§ **WRITTEN REQUEST**
Give every line below again, exactly.

§ **GIVEN DATA**
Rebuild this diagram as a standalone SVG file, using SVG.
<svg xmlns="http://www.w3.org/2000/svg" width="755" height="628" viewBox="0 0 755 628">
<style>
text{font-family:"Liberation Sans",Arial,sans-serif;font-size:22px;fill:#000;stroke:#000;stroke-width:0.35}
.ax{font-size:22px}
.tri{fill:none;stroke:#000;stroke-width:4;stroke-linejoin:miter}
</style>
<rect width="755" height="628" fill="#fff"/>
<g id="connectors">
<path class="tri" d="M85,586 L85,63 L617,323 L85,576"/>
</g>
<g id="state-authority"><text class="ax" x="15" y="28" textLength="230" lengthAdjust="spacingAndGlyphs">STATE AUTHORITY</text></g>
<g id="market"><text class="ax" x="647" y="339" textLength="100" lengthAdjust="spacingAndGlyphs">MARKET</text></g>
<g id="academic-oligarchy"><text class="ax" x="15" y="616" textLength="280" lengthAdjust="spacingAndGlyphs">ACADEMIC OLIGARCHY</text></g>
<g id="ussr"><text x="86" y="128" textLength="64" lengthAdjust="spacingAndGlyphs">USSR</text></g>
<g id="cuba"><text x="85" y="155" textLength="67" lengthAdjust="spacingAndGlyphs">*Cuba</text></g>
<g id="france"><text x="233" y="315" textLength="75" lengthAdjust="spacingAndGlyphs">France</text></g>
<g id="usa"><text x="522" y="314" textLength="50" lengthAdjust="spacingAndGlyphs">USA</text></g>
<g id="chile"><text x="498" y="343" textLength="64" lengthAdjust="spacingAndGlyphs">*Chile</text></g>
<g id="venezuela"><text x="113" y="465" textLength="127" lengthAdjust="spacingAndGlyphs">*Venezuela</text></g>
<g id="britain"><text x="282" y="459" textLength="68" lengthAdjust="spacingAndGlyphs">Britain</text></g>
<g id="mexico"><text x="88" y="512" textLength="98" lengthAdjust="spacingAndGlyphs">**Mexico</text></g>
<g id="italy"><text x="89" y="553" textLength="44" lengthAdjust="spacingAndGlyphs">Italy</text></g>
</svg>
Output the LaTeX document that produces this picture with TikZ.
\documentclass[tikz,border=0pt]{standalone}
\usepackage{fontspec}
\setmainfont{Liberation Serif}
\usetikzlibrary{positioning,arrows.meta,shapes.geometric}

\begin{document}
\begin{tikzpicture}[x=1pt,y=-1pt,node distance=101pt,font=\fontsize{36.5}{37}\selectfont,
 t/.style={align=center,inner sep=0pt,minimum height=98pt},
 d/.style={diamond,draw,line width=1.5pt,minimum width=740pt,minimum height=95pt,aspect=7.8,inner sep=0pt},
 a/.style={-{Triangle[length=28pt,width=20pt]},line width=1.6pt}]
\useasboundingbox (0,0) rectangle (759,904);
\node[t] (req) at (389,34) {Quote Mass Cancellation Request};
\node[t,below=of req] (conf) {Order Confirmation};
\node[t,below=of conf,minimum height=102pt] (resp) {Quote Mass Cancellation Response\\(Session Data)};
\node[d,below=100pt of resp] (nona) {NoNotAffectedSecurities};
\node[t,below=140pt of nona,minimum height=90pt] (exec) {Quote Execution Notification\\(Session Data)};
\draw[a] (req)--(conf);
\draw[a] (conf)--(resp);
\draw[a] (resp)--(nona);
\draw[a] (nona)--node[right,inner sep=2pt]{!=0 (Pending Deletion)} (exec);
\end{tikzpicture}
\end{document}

§ **TASK RESPONSE**
Rebuild this diagram as a standalone SVG file, using SVG.
<svg xmlns="http://www.w3.org/2000/svg" width="755" height="628" viewBox="0 0 755 628">
<style>
text{font-family:"Liberation Sans",Arial,sans-serif;font-size:22px;fill:#000;stroke:#000;stroke-width:0.35}
.ax{font-size:22px}
.tri{fill:none;stroke:#000;stroke-width:4;stroke-linejoin:miter}
</style>
<rect width="755" height="628" fill="#fff"/>
<g id="connectors">
<path class="tri" d="M85,586 L85,63 L617,323 L85,576"/>
</g>
<g id="state-authority"><text class="ax" x="15" y="28" textLength="230" lengthAdjust="spacingAndGlyphs">STATE AUTHORITY</text></g>
<g id="market"><text class="ax" x="647" y="339" textLength="100" lengthAdjust="spacingAndGlyphs">MARKET</text></g>
<g id="academic-oligarchy"><text class="ax" x="15" y="616" textLength="280" lengthAdjust="spacingAndGlyphs">ACADEMIC OLIGARCHY</text></g>
<g id="ussr"><text x="86" y="128" textLength="64" lengthAdjust="spacingAndGlyphs">USSR</text></g>
<g id="cuba"><text x="85" y="155" textLength="67" lengthAdjust="spacingAndGlyphs">*Cuba</text></g>
<g id="france"><text x="233" y="315" textLength="75" lengthAdjust="spacingAndGlyphs">France</text></g>
<g id="usa"><text x="522" y="314" textLength="50" lengthAdjust="spacingAndGlyphs">USA</text></g>
<g id="chile"><text x="498" y="343" textLength="64" lengthAdjust="spacingAndGlyphs">*Chile</text></g>
<g id="venezuela"><text x="113" y="465" textLength="127" lengthAdjust="spacingAndGlyphs">*Venezuela</text></g>
<g id="britain"><text x="282" y="459" textLength="68" lengthAdjust="spacingAndGlyphs">Britain</text></g>
<g id="mexico"><text x="88" y="512" textLength="98" lengthAdjust="spacingAndGlyphs">**Mexico</text></g>
<g id="italy"><text x="89" y="553" textLength="44" lengthAdjust="spacingAndGlyphs">Italy</text></g>
</svg>
Output the LaTeX document that produces this picture with TikZ.
\documentclass[tikz,border=0pt]{standalone}
\usepackage{fontspec}
\setmainfont{Liberation Serif}
\usetikzlibrary{positioning,arrows.meta,shapes.geometric}

\begin{document}
\begin{tikzpicture}[x=1pt,y=-1pt,node distance=101pt,font=\fontsize{36.5}{37}\selectfont,
 t/.style={align=center,inner sep=0pt,minimum height=98pt},
 d/.style={diamond,draw,line width=1.5pt,minimum width=740pt,minimum height=95pt,aspect=7.8,inner sep=0pt},
 a/.style={-{Triangle[length=28pt,width=20pt]},line width=1.6pt}]
\useasboundingbox (0,0) rectangle (759,904);
\node[t] (req) at (389,34) {Quote Mass Cancellation Request};
\node[t,below=of req] (conf) {Order Confirmation};
\node[t,below=of conf,minimum height=102pt] (resp) {Quote Mass Cancellation Response\\(Session Data)};
\node[d,below=100pt of resp] (nona) {NoNotAffectedSecurities};
\node[t,below=140pt of nona,minimum height=90pt] (exec) {Quote Execution Notification\\(Session Data)};
\draw[a] (req)--(conf);
\draw[a] (conf)--(resp);
\draw[a] (resp)--(nona);
\draw[a] (nona)--node[right,inner sep=2pt]{!=0 (Pending Deletion)} (exec);
\end{tikzpicture}
\end{document}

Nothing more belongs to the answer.